**PROMPT**. Go through the data below and gather each line containing "this".
....
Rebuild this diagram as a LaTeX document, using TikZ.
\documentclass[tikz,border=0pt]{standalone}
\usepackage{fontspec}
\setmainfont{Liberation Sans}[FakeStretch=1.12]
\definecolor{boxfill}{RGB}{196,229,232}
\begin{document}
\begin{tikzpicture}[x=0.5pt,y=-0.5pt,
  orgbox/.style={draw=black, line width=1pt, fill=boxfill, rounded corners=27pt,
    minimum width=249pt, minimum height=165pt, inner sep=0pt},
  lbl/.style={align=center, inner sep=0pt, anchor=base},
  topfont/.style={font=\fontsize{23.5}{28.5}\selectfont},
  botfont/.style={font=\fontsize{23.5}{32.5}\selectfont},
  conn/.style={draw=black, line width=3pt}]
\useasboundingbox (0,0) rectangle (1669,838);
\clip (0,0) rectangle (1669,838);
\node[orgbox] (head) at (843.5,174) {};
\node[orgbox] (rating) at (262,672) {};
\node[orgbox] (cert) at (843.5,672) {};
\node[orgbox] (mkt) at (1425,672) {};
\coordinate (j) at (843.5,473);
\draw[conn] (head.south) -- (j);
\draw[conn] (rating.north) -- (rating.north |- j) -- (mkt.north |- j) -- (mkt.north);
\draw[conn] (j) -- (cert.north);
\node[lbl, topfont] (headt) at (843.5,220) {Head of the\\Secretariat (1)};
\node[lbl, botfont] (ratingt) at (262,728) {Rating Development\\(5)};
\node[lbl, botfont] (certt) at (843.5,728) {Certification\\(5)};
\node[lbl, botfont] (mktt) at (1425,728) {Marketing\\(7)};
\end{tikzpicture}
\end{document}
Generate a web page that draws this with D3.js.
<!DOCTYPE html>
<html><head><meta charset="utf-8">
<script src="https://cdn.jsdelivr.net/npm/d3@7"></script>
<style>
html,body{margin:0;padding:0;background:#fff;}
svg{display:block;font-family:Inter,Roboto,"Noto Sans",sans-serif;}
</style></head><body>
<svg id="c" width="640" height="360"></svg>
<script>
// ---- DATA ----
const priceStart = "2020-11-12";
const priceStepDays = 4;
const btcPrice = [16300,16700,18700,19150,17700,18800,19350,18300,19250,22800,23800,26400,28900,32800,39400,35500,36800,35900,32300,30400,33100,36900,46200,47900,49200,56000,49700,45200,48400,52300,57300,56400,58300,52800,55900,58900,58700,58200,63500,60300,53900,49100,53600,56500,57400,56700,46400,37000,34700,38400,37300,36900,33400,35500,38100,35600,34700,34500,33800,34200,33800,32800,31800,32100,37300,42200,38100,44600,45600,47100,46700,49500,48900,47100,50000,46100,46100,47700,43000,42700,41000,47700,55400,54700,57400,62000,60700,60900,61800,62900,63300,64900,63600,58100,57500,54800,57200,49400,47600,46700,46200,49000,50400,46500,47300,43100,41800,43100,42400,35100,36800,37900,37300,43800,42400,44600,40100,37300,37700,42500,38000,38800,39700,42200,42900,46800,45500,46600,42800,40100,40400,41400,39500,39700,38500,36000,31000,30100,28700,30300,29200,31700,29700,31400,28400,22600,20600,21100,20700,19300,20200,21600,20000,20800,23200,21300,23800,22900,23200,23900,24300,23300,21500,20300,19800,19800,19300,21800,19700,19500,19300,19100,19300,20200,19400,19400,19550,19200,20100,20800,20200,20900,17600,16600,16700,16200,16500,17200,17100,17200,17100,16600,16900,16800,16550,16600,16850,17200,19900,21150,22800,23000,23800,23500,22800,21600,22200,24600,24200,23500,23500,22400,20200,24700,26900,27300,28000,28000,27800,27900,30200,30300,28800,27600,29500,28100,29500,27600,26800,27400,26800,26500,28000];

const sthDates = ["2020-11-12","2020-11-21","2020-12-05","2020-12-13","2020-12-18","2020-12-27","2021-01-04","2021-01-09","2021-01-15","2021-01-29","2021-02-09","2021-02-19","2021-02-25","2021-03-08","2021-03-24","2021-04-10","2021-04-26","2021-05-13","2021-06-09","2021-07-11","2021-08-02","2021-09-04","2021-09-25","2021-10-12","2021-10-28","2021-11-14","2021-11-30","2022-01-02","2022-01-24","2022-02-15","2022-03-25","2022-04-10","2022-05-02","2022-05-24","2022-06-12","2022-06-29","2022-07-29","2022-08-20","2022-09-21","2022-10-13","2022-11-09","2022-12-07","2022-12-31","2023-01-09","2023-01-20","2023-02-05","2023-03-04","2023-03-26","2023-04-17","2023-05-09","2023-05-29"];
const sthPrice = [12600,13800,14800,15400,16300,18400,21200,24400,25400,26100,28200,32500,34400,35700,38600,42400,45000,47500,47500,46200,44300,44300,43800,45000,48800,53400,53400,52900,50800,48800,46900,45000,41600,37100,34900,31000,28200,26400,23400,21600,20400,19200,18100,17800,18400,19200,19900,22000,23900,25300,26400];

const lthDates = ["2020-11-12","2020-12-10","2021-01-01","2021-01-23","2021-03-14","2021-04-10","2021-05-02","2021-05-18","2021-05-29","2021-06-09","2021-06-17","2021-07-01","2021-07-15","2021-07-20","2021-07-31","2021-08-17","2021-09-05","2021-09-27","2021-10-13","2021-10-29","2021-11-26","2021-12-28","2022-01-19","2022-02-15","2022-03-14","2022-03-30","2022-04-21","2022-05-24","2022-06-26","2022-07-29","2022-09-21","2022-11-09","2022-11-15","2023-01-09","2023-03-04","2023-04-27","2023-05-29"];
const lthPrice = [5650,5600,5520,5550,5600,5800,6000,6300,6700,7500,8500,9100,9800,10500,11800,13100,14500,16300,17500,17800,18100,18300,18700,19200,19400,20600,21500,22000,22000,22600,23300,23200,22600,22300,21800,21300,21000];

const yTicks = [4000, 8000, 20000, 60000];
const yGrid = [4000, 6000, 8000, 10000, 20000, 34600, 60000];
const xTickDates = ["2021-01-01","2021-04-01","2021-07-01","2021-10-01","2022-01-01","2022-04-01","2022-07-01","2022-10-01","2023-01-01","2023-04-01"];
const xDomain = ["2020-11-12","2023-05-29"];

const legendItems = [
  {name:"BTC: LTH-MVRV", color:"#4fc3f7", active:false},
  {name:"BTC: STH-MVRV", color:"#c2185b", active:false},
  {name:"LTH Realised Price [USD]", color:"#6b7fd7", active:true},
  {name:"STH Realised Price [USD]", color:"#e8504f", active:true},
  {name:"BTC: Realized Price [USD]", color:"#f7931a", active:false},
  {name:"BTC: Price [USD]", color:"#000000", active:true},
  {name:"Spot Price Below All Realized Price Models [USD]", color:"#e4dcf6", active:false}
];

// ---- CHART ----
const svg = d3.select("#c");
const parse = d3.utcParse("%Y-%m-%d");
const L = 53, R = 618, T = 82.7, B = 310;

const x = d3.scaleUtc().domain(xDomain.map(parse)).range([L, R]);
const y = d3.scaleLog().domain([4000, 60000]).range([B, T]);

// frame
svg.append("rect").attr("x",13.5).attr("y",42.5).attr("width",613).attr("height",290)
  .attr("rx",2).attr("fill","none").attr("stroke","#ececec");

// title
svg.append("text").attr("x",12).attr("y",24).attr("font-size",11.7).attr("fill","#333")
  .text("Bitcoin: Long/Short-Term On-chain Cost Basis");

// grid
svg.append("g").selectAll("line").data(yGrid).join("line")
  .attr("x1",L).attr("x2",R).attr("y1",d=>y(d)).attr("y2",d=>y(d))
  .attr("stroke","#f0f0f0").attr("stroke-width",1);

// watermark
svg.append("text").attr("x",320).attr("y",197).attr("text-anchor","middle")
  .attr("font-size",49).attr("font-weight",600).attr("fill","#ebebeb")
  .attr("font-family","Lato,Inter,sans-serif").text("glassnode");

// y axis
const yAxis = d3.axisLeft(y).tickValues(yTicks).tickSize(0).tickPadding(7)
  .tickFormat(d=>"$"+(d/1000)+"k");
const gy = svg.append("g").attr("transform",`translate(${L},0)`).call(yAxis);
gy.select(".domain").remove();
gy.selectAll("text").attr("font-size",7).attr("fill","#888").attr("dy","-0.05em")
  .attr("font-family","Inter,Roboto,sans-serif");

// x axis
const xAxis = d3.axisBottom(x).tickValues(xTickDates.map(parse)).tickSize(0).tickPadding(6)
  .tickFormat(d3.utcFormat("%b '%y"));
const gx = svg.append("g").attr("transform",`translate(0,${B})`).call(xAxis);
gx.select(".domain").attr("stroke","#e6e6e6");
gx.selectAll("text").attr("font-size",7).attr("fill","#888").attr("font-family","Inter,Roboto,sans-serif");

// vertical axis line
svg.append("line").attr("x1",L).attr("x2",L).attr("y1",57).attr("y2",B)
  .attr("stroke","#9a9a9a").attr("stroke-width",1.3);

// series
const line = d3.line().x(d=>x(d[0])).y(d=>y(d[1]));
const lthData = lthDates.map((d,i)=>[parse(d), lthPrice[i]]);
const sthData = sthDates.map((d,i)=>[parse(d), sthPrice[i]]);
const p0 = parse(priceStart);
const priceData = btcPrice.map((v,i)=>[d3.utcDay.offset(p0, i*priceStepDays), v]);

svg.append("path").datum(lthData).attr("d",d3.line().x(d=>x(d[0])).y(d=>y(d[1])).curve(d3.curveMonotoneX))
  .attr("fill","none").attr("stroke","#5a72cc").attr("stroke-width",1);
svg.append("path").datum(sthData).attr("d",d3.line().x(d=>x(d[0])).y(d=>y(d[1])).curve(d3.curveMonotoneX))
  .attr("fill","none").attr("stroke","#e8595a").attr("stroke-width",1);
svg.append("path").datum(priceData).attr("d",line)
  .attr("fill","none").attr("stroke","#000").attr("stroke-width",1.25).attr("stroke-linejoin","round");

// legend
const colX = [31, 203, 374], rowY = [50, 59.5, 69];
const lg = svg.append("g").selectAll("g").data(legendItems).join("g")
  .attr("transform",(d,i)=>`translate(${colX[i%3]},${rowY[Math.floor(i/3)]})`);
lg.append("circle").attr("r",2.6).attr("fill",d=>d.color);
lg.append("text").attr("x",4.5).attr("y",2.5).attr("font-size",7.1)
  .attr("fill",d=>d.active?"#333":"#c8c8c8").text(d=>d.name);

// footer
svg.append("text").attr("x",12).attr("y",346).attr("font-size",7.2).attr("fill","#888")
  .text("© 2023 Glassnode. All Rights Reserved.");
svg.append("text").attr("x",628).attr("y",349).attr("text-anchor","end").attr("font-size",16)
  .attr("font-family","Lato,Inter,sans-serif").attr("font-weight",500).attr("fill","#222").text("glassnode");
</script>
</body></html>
....
**THE RESULT**.
Rebuild this diagram as a LaTeX document, using TikZ.
Generate a web page that draws this with D3.js.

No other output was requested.